Durante anos, o espólio de Eugénio de Andrade esteve dividido. A vastíssima biblioteca que reuniu em vida, constituída por 17 mil obras, continuou guardada na casa onde o escritor viveu, na Foz do Douro, até 2005, data do seu falecimento. Contudo, documentos mais frágeis, como manuscritos e correspondência, foram transferidos para a Biblioteca Municipal do Porto, onde o respetivo processo de digitalização teve início.

Deste modo, foram anos em que o acervo andou “em bolandas”, resume António Sousa Pereira, reitor da Universidade do Porto (UP), satisfeito por finalmente ter-se encontrado “um abrigo, um porto seguro” para um património de grande relevância para a cultura portuguesa.

Câmara financia com 20 mil euros anuais

À guarda da CdL passa a estar um vasto conjunto de documentos. Para além dos 17 mil livros já referidos, há 1.400 manuscritos, dactiloscritos, tiposcritos com anotações e desenhos; 7.400 cartas, telegramas, fotografias e postais; e ainda outros objetos pessoais, relevantes para contextualizar a obra do escritor, como CD e cassetes de vídeo.

Assinatura do contrato de depósito do acervo de Eugénio de Andrade, na Casa dos Livros. Foto: Miguel Marques Ribeiro

A FLUP compromete-se a proceder ao trabalho minucioso de organizar e catalogar cada um destes documentos durante os próximos três anos. Em troca, a autarquia garante apoio “institucional e financeiro”, traduzido num orçamento de 20 mil euros anuais.

Para Rui Moreira, contudo, a autarquia não pretende que se proceda a um simples depósito de património: “Um acervo não pode ficar fechado, tem que ser trabalhado, tem que ser estudado”.

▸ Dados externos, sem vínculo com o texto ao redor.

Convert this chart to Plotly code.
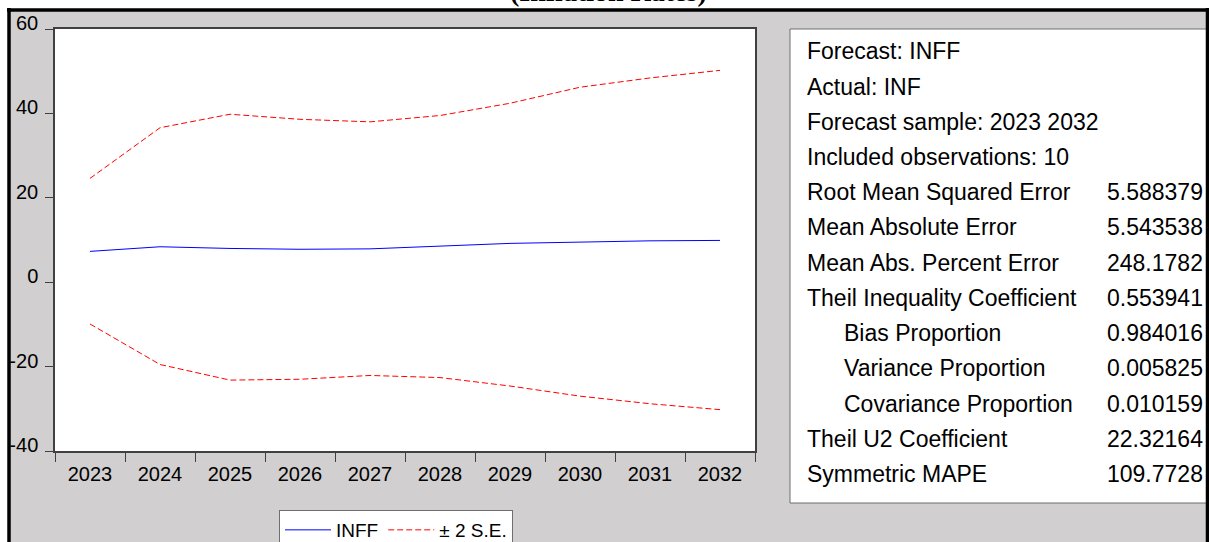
import plotly.graph_objects as go

W, H = 1209, 542

years = ["2023", "2024", "2025", "2026", "2027", "2028", "2029", "2030", "2031", "2032"]
inff = [7.3, 8.4, 8.0, 7.8, 7.9, 8.5, 9.2, 9.5, 9.8, 9.9]
upper_2se = [24.6, 36.6, 39.8, 38.6, 38.0, 39.5, 42.4, 46.2, 48.4, 50.2]
lower_2se = [-9.9, -19.5, -23.2, -23.0, -22.1, -22.6, -24.6, -27.0, -28.8, -30.2]

y_tick_vals = [-40, -20, 0, 20, 40, 60]
y_tick_text = ["-40", "-20", "0", "20", "40", "60"]

stat_labels = [
    "Forecast: INFF",
    "Actual: INF",
    "Forecast sample: 2023 2032",
    "Included observations: 10",
    "Root Mean Squared Error",
    "Mean Absolute Error",
    "Mean Abs. Percent Error",
    "Theil Inequality Coefficient",
    "Bias Proportion",
    "Variance Proportion",
    "Covariance Proportion",
    "Theil U2 Coefficient",
    "Symmetric MAPE",
]
stat_values = ["", "", "", "", "5.588379", "5.543538", "248.1782", "0.553941",
               "0.984016", "0.005825", "0.010159", "22.32164", "109.7728"]
stat_indent = [False] * 8 + [True, True, True] + [False, False]

FONT = "Arial, 'Liberation Sans', sans-serif"
GRAY = "#D1CFCF"


def px(x):
    return x / W


def py(y):
    return 1 - y / H


fig = go.Figure()
fig.add_trace(go.Scatter(x=years, y=inff, mode="lines", name="INFF",
                         line=dict(color="#0000FF", width=1)))
fig.add_trace(go.Scatter(x=years, y=upper_2se, mode="lines", name="\u00b1 2 S.E.",
                         legendgroup="se",
                         line=dict(color="#FF0000", width=1, dash="6px,3px")))
fig.add_trace(go.Scatter(x=years, y=lower_2se, mode="lines", name="\u00b1 2 S.E.",
                         legendgroup="se", showlegend=False,
                         line=dict(color="#FF0000", width=1, dash="6px,3px")))

shapes = [
    # white strips outside the black frame
    dict(type="rect", xref="paper", yref="paper", x0=0, x1=1, y0=py(9), y1=1,
         fillcolor="white", line_width=0, layer="below"),
    dict(type="rect", xref="paper", yref="paper", x0=0, x1=px(8), y0=0, y1=1,
         fillcolor="white", line_width=0, layer="below"),
    # right statistics panel
    dict(type="rect", xref="paper", yref="paper", x0=px(790), x1=px(1212),
         y0=py(503), y1=py(29), fillcolor="white",
         line=dict(color="#6f6f6f", width=1), layer="below"),
    # black outer frame
    dict(type="line", xref="paper", yref="paper", x0=px(7), x1=1, y0=py(10), y1=py(10),
         line=dict(color="black", width=3.5), layer="above"),
    dict(type="line", xref="paper", yref="paper", x0=px(9), x1=px(9), y0=0, y1=py(8),
         line=dict(color="black", width=3.5), layer="above"),
    dict(type="line", xref="paper", yref="paper", x0=px(1207.5), x1=px(1207.5), y0=0, y1=py(8),
         line=dict(color="black", width=3.5), layer="above"),
]

annotations = [
    dict(text="<b>(Inflation Rates)</b>", xref="paper", yref="paper",
         x=px(608), y=py(-8), xanchor="center", yanchor="middle", showarrow=False,
         font=dict(family="'Times New Roman', 'Liberation Serif', serif", size=28, color="black")),
]

for i, (lab, val, ind) in enumerate(zip(stat_labels, stat_values, stat_indent)):
    yc = 51.5 + 35.2 * i
    annotations.append(dict(text=lab, xref="paper", yref="paper",
                            x=px(842 if ind else 805), y=py(yc), xanchor="left", yanchor="middle",
                            showarrow=False, font=dict(family=FONT, size=23, color="black")))
    if val:
        annotations.append(dict(text=val, xref="paper", yref="paper",
                                x=px(1205), y=py(yc), xanchor="right", yanchor="middle",
                                showarrow=False, font=dict(family=FONT, size=23, color="black")))

fig.update_layout(
    width=W, height=H,
    margin=dict(l=0, r=0, t=0, b=0, autoexpand=False),
    paper_bgcolor=GRAY,
    plot_bgcolor="white",
    font=dict(family=FONT, size=20, color="black"),
    showlegend=True,
    legend=dict(x=px(279), y=py(510), xanchor="left", yanchor="top",
                orientation="h", bgcolor="white", bordercolor="#6f6f6f", borderwidth=1,
                itemwidth=46,
                font=dict(family=FONT, size=19, color="black"), traceorder="normal"),
    xaxis=dict(domain=[px(55), px(755)], type="category", tickson="boundaries",
               range=[-0.5, 9.5],
               ticks="outside", ticklen=9, tickcolor="#404040", tickwidth=1,
               showline=True, linecolor="#404040", linewidth=1.5, mirror=True,
               showgrid=False, zeroline=False, automargin=False,
               ticklabelstandoff=4, tickfont=dict(size=20)),
    yaxis=dict(domain=[py(451), py(29)], range=[-40, 60],
               tickmode="array", tickvals=y_tick_vals, ticktext=y_tick_text,
               ticks="outside", ticklen=8, tickcolor="#404040", tickwidth=1,
               showline=True, linecolor="#404040", linewidth=1.5, mirror=True,
               showgrid=False, zeroline=False, automargin=False,
               ticklabelshift=-6, ticklabelstandoff=3,
               tickfont=dict(size=20)),
    shapes=shapes,
    annotations=annotations,
)

fig.write_html("out.html", config={"displayModeBar": False},
               post_script="document.body.style.margin='0';")
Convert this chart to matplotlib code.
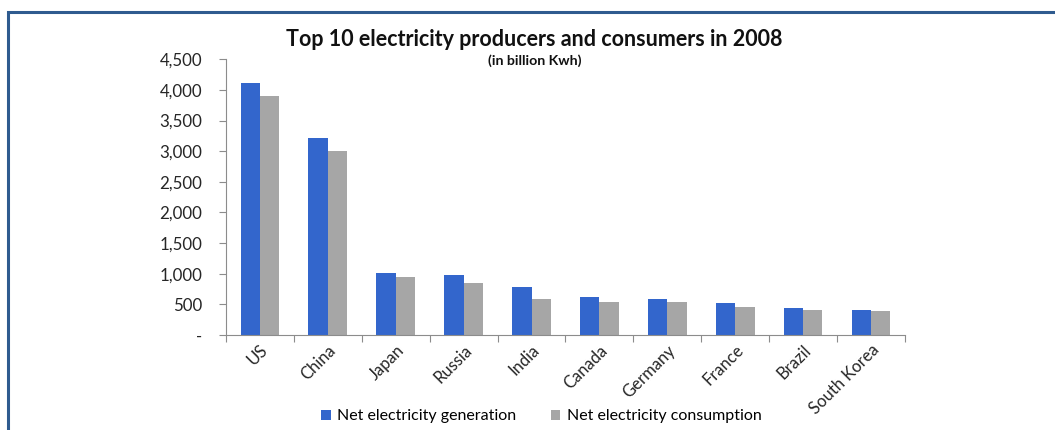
import numpy as np
from matplotlib import pyplot as plt
from matplotlib.patches import Rectangle
from matplotlib.ticker import FuncFormatter

countries = ["US", "China", "Japan", "Russia", "India", "Canada",
             "Germany", "France", "Brazil", "South Korea"]
generation = [4110, 3210, 1010, 985, 785, 625, 585, 530, 440, 410]
consumption = [3900, 3010, 955, 850, 590, 540, 540, 455, 410, 395]

blue = "#3366cc"
gray = "#a6a6a6"
axis_col = "#8c8c8c"

plt.rcParams['font.family'] = ['Lato', 'DejaVu Sans']

fig = plt.figure(figsize=(10.55, 4.30), dpi=100)
ax = fig.add_axes([0.2142, 0.2209, 0.6436, 0.6411])

x = np.arange(len(countries))
w = 0.285
ax.bar(x - w / 2, generation, w, color=blue, label="Net electricity generation")
ax.bar(x + w / 2, consumption, w, color=gray, label="Net electricity consumption")

ax.set_xlim(-0.5, len(countries) - 0.5)
ax.set_ylim(0, 4500)
ax.set_yticks(np.arange(0, 4501, 500))
ax.yaxis.set_major_formatter(FuncFormatter(lambda v, p: "-" if v == 0 else f"{int(v):,}"))

ax.set_xticks(np.arange(-0.5, len(countries), 1.0))
ax.set_xticklabels([])
ax.set_xticks(x, minor=True)
ax.set_xticklabels(countries, minor=True, rotation=45, ha='right',
                   rotation_mode='anchor', fontsize=12, color="#262626")
ax.tick_params(axis='x', which='minor', length=0, pad=5)
ax.tick_params(axis='x', which='major', length=5, color=axis_col, direction='out')
ax.tick_params(axis='y', length=5, color=axis_col, labelsize=12.2,
               labelcolor="#262626", pad=12)

for s in ['top', 'right']:
    ax.spines[s].set_visible(False)
for s in ['left', 'bottom']:
    ax.spines[s].set_color(axis_col)

fig.text(0.506, 0.908, "Top 10 electricity producers and consumers in 2008",
         ha='center', va='center', fontsize=15.5, fontweight='bold', color="#111111")
fig.text(0.507, 0.858, "(in billion Kwh)", ha='center', va='center',
         fontsize=10.2, fontweight='bold', color="#111111")

fig.legend(loc='center', bbox_to_anchor=(0.513, 0.032), ncol=2, frameon=False,
           fontsize=11.5, handlelength=0.6, handleheight=0.6, handletextpad=0.4,
           columnspacing=2.15)

fig.patches.append(Rectangle((7.5 / 1055, -0.05), 1.2, 1 - 11.5 / 430 + 0.05,
                             transform=fig.transFigure, fill=False,
                             edgecolor="#2f5b8f", linewidth=2.2))

fig.savefig("out.png", dpi=100)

Fernanda Ribeiro, diretora da FLUP, assegura que existe, neste âmbito, sintonia com a autarquia: a Casa dos Livros não vai ser uma simples “biblioteca com sala de leitura“. É preciso “implantar sonhos nas cabeças de quem cá vier”, reforça António Sousa Pereira, reitor da UP.

A intenção é fomentar atividades culturais e literárias em torno dos autores cujo espólio está à guarda da instituição – e, neste caso em particular, de Eugénio de Andrade. Vai assim ser preparada uma programação que deverá incluir exposições, visitas guiadas e tertúlias.

A diretora da FLUP assegura ainda que através da ligação a núcleos de investigação vai ser possível alimentar projetos de pesquisa académica, que se queiram debruçar sobre a vida e obra do escritor que venceu o Prémio Camões, em 2001.

Centenário do nascimento comemora-se a 23 de janeiro

A CdL abriu as portas em abril de 2022.  Aos acervos de Vasco Graça Moura, Eugénio Andrade, Herberto Hélder e Manuel António Pina (estes dois últimos, em formato digital) a estrutura integrada na FLUP vai adicionar em breve o espólio de Albano Martins, anunciou Fernanda Ribeiro.

Palácio Burmester, no Porto, onde se encontra a funcionar a Casa dos Livros. Foto: Miguel Marques Ribeiro

Esta dinâmica de crescimento, a juntar ao facto de o Palacete Burmester ter sido casa de habitação de nomes cimeiros das letras nacionais, como Sophia de Mello Breyner Andersen e Ruben A., fazem António Sousa Pereira, reitor da UP, sonhar com a criação de um Bairro dos Poetas no Campo Alegre, proposta que Rui Moreira não enjeita.

O depósito do património de Eugénio de Andrade tem, no entanto, um significado especial, pois a 23 de janeiro do próximo ano comemora-se o centenário do nascimento do escritor, que é natural do Fundão

A CdL tem previstas algumas atividades para assinalar a data,  nomeadamente a realização, no início de 2023, de uma conferência e exposição com obras do autor. 

Para já, o auditório do palacete passa a ter o nome do poeta, frente a frente com a sala do amigo Vasco Graça Moura.